- TASK REQUIREMENTS -
Lines from the one containing "Output the Python" to the one containing "0.047, 0.025, 0]", both lines included, are to be extracted exactly from the data below; pictures are excluded.

[BEGIN DATASET]

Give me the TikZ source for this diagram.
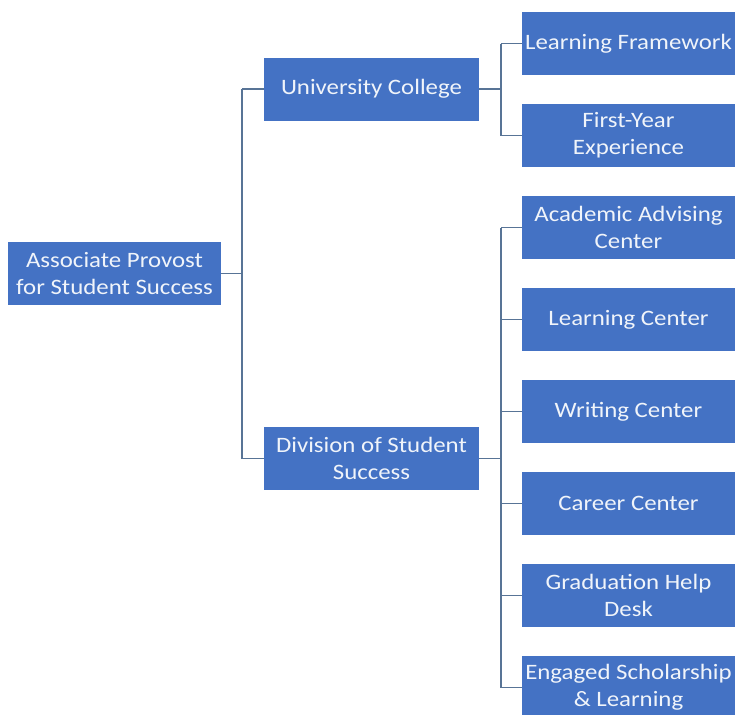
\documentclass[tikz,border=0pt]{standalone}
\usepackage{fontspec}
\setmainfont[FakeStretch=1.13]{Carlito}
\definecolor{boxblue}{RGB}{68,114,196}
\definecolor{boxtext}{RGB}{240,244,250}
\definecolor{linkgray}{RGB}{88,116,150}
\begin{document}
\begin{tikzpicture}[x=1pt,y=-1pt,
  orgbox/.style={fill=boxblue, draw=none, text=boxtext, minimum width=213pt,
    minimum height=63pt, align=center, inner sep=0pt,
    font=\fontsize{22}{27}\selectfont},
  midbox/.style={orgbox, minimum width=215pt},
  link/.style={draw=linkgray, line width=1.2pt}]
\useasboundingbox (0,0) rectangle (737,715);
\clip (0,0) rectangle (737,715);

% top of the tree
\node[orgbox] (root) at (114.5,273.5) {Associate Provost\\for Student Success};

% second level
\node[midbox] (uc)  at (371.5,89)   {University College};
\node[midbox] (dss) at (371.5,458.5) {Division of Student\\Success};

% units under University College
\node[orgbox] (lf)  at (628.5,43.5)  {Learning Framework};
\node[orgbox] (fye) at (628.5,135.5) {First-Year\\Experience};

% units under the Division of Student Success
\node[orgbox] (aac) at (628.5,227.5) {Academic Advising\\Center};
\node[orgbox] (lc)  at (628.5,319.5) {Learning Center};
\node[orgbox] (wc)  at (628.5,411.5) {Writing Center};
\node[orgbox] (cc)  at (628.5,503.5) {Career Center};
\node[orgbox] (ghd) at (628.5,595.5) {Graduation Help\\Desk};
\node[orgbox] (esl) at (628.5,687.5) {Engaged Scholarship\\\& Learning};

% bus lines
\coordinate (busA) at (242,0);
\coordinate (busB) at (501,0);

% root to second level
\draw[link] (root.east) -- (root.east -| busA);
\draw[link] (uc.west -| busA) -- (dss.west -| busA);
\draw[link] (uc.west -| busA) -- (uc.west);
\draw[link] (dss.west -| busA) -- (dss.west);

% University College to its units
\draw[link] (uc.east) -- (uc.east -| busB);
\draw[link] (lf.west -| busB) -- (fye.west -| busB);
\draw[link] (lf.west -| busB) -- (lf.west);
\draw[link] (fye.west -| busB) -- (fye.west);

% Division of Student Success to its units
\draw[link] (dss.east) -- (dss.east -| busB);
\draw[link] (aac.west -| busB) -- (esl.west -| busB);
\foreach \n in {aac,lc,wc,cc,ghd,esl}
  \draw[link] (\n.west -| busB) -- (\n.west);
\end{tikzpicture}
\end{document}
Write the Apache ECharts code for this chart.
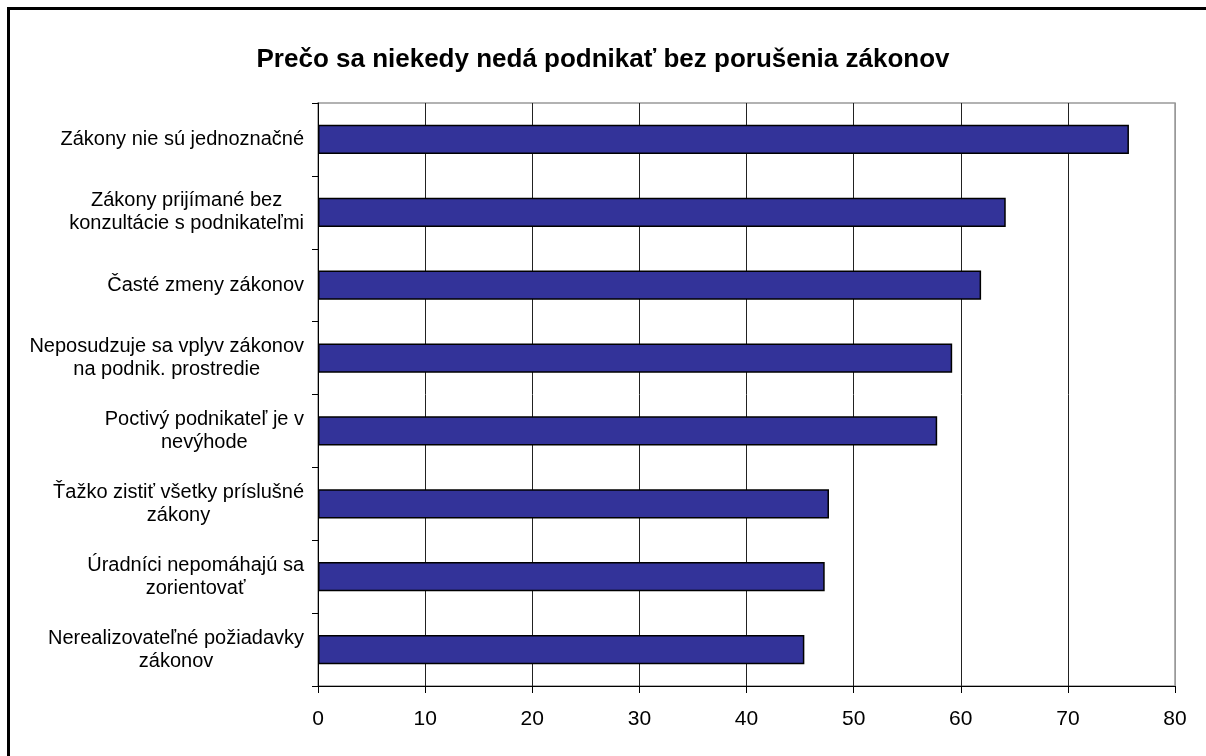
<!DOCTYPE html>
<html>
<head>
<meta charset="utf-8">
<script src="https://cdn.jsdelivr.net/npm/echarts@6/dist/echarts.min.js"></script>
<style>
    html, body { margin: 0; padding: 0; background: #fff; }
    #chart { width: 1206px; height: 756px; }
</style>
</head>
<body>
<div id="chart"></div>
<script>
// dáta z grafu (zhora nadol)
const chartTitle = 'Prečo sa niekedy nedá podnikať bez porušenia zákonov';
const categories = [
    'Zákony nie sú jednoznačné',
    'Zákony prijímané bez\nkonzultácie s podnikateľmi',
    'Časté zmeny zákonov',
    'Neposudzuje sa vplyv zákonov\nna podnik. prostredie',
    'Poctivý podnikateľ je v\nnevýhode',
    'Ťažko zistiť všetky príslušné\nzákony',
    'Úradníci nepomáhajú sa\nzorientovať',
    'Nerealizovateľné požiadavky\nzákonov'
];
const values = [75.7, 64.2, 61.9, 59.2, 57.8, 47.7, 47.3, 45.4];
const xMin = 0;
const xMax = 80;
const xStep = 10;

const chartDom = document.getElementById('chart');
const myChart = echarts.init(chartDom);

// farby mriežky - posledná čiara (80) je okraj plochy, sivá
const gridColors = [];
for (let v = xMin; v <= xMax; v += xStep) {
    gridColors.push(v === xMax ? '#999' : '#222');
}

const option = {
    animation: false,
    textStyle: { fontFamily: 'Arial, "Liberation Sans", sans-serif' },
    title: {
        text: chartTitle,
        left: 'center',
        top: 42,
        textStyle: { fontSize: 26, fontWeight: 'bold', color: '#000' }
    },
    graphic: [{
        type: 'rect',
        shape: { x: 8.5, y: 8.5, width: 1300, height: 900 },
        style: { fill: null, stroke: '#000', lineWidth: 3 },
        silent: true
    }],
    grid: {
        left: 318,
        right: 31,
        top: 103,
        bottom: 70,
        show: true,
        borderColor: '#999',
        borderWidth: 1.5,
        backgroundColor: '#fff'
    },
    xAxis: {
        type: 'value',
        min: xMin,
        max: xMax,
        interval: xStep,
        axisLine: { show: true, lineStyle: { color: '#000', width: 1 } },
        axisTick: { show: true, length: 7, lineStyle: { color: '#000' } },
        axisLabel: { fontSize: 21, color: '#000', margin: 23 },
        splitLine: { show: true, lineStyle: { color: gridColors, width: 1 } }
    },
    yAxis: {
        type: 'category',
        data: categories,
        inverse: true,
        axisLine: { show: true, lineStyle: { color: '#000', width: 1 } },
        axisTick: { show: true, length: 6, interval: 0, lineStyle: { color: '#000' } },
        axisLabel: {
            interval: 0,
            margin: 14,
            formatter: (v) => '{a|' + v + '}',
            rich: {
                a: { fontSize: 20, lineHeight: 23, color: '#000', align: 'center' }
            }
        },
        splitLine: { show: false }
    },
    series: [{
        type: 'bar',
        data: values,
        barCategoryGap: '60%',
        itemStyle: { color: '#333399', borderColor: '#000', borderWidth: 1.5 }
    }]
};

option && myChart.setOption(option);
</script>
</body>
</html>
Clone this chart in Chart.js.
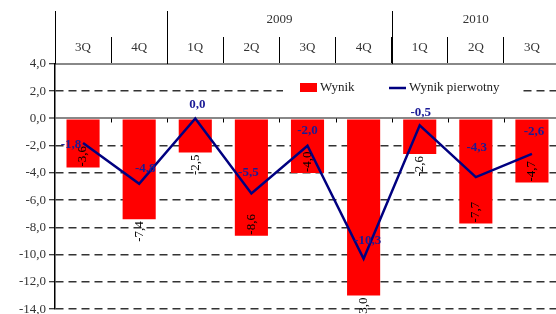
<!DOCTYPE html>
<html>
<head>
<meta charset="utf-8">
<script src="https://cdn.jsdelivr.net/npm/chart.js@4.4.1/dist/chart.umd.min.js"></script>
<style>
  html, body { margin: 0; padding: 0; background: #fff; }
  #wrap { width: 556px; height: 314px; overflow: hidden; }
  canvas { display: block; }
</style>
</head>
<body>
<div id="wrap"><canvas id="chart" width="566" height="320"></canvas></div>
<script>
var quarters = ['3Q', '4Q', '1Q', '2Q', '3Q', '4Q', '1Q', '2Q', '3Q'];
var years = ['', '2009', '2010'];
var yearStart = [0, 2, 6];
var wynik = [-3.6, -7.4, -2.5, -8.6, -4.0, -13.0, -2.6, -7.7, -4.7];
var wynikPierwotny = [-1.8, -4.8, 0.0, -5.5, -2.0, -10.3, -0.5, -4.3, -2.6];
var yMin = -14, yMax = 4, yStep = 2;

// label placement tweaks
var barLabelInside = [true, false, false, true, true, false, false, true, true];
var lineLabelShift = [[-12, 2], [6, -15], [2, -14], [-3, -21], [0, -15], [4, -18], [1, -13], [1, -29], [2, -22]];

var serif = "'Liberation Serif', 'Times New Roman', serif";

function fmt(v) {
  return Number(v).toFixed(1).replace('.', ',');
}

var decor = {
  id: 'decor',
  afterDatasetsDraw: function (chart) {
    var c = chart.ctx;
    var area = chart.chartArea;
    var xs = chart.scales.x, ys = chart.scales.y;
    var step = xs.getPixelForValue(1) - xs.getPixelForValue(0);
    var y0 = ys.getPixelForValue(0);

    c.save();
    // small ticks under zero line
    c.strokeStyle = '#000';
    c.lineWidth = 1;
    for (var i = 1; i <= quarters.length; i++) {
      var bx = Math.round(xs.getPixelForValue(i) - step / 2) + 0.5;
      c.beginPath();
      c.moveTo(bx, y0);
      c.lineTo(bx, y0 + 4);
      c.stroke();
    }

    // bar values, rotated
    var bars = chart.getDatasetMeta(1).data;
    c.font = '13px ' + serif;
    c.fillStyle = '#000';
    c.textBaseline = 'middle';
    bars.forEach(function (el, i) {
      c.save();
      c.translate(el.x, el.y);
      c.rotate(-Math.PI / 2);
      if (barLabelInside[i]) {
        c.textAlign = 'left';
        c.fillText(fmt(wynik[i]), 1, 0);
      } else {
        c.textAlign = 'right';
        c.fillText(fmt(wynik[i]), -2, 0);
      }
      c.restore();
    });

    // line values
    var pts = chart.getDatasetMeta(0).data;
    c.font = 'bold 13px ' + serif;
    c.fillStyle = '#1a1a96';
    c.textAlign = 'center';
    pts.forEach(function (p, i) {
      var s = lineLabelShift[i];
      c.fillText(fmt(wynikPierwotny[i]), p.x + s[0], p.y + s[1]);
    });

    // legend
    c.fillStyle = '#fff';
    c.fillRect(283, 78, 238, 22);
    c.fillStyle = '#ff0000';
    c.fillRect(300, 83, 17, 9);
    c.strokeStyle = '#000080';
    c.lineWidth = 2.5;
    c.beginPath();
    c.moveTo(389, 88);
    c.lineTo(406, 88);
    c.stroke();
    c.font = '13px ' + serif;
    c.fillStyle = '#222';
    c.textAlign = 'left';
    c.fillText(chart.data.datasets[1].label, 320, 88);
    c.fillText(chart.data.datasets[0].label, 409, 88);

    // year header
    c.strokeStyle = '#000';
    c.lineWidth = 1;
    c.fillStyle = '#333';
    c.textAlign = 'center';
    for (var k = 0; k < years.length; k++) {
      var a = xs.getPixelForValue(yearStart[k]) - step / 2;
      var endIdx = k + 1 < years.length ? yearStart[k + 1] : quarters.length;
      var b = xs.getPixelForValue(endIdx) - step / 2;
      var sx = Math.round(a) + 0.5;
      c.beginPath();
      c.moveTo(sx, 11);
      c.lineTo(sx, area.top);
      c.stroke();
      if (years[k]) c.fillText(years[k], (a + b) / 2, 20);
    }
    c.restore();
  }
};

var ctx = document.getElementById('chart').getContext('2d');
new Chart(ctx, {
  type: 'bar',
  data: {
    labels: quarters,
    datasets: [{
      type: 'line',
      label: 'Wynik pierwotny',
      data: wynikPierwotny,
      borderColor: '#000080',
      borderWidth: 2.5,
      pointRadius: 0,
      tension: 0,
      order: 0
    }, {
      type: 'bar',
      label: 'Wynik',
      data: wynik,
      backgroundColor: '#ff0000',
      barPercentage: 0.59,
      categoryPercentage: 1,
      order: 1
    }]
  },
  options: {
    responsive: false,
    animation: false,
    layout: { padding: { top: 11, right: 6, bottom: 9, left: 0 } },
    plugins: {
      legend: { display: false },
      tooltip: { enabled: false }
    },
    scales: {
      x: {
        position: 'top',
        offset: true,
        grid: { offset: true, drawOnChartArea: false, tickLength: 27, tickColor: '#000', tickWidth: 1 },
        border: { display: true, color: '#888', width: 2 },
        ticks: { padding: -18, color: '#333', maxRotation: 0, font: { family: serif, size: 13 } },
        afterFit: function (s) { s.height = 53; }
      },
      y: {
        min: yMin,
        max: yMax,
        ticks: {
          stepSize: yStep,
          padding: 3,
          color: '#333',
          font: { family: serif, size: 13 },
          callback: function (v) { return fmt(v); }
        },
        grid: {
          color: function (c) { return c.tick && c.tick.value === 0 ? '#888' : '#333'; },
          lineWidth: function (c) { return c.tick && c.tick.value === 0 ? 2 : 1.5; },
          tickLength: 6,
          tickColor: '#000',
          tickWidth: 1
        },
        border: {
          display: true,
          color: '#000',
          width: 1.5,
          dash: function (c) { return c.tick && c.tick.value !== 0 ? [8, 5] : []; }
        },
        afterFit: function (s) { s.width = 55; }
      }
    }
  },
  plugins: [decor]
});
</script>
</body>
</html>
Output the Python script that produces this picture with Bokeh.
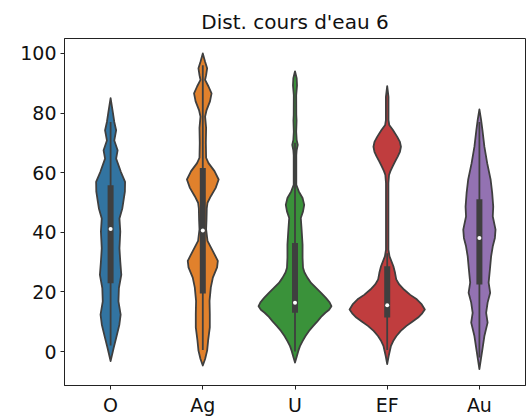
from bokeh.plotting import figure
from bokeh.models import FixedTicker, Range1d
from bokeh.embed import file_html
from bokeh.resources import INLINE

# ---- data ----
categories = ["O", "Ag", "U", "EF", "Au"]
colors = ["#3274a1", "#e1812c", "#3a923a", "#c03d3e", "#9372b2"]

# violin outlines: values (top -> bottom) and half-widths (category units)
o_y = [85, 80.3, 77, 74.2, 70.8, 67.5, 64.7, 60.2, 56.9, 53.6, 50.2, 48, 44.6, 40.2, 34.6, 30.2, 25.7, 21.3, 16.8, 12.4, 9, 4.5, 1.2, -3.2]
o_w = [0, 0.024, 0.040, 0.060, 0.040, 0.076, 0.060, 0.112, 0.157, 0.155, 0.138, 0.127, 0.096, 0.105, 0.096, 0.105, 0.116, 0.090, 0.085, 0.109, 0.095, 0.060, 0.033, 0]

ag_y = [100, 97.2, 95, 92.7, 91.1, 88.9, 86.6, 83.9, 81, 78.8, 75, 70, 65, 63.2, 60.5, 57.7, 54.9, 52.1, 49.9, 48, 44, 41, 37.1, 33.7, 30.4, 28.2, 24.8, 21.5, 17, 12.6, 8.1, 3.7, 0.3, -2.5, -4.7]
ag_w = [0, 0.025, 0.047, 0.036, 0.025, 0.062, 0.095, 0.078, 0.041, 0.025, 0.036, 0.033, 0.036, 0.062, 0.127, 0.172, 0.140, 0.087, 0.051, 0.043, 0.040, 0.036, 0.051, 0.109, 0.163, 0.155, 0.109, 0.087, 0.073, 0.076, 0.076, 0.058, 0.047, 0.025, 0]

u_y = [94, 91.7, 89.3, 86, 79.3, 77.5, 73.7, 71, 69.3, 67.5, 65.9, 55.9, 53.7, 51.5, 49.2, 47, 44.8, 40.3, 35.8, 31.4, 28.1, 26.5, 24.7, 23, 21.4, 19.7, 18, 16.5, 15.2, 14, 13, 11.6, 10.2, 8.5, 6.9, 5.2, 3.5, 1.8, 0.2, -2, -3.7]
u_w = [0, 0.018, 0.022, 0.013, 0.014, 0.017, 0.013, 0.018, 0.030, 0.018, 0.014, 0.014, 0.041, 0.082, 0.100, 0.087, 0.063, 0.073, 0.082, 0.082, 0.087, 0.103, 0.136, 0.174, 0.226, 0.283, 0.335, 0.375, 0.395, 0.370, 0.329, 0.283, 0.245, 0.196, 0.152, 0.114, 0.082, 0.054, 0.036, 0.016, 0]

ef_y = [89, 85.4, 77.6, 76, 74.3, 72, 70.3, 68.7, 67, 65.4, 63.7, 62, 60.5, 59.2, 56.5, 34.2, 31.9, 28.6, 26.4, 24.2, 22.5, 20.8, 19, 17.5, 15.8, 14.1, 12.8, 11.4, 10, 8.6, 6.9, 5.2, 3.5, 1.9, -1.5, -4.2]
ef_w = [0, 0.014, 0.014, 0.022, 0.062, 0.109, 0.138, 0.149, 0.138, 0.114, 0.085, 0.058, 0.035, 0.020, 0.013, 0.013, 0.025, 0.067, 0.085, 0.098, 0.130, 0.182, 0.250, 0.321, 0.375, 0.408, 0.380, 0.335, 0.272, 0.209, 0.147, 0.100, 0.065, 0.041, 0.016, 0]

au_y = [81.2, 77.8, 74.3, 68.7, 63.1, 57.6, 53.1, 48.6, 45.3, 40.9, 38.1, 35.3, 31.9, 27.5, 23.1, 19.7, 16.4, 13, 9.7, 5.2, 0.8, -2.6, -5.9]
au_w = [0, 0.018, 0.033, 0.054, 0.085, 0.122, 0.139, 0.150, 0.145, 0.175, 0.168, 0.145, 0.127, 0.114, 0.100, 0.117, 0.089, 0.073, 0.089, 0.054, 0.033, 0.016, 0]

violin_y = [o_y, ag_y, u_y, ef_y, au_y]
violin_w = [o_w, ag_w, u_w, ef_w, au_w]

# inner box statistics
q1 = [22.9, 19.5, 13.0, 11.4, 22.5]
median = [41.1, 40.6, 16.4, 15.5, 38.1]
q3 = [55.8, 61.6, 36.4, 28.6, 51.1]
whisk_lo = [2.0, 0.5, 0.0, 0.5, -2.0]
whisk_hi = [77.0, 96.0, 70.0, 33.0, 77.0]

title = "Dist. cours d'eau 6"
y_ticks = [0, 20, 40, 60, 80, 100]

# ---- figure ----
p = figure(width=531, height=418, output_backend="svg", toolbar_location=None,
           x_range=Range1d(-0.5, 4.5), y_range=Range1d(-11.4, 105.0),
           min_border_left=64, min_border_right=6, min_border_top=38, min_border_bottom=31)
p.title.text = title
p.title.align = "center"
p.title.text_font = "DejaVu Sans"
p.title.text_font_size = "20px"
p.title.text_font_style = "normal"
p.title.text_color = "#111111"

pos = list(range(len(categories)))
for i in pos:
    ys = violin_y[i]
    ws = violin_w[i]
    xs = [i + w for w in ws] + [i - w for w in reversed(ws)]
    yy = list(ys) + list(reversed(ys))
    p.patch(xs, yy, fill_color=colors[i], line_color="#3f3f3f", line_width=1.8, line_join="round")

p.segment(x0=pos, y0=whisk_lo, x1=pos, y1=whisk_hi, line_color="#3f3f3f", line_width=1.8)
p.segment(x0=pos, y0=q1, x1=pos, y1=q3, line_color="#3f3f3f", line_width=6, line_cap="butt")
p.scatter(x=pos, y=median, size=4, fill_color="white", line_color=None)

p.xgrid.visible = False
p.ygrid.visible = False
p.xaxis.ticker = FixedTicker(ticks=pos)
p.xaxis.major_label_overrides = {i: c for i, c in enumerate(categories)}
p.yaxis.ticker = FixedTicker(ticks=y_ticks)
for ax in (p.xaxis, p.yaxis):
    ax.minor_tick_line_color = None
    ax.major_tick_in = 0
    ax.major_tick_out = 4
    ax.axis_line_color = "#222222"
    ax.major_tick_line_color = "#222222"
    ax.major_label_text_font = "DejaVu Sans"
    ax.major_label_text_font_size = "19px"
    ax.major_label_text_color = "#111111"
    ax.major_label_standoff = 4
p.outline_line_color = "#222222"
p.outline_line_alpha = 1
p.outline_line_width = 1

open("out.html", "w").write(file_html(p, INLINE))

[END DATASET]

- RESPONSE FOR THIS EXERCISE -
Output the Python script that produces this picture with Bokeh.
from bokeh.plotting import figure
from bokeh.models import FixedTicker, Range1d
from bokeh.embed import file_html
from bokeh.resources import INLINE

# ---- data ----
categories = ["O", "Ag", "U", "EF", "Au"]
colors = ["#3274a1", "#e1812c", "#3a923a", "#c03d3e", "#9372b2"]

# violin outlines: values (top -> bottom) and half-widths (category units)
o_y = [85, 80.3, 77, 74.2, 70.8, 67.5, 64.7, 60.2, 56.9, 53.6, 50.2, 48, 44.6, 40.2, 34.6, 30.2, 25.7, 21.3, 16.8, 12.4, 9, 4.5, 1.2, -3.2]
o_w = [0, 0.024, 0.040, 0.060, 0.040, 0.076, 0.060, 0.112, 0.157, 0.155, 0.138, 0.127, 0.096, 0.105, 0.096, 0.105, 0.116, 0.090, 0.085, 0.109, 0.095, 0.060, 0.033, 0]

ag_y = [100, 97.2, 95, 92.7, 91.1, 88.9, 86.6, 83.9, 81, 78.8, 75, 70, 65, 63.2, 60.5, 57.7, 54.9, 52.1, 49.9, 48, 44, 41, 37.1, 33.7, 30.4, 28.2, 24.8, 21.5, 17, 12.6, 8.1, 3.7, 0.3, -2.5, -4.7]
ag_w = [0, 0.025, 0.047, 0.036, 0.025, 0.062, 0.095, 0.078, 0.041, 0.025, 0.036, 0.033, 0.036, 0.062, 0.127, 0.172, 0.140, 0.087, 0.051, 0.043, 0.040, 0.036, 0.051, 0.109, 0.163, 0.155, 0.109, 0.087, 0.073, 0.076, 0.076, 0.058, 0.047, 0.025, 0]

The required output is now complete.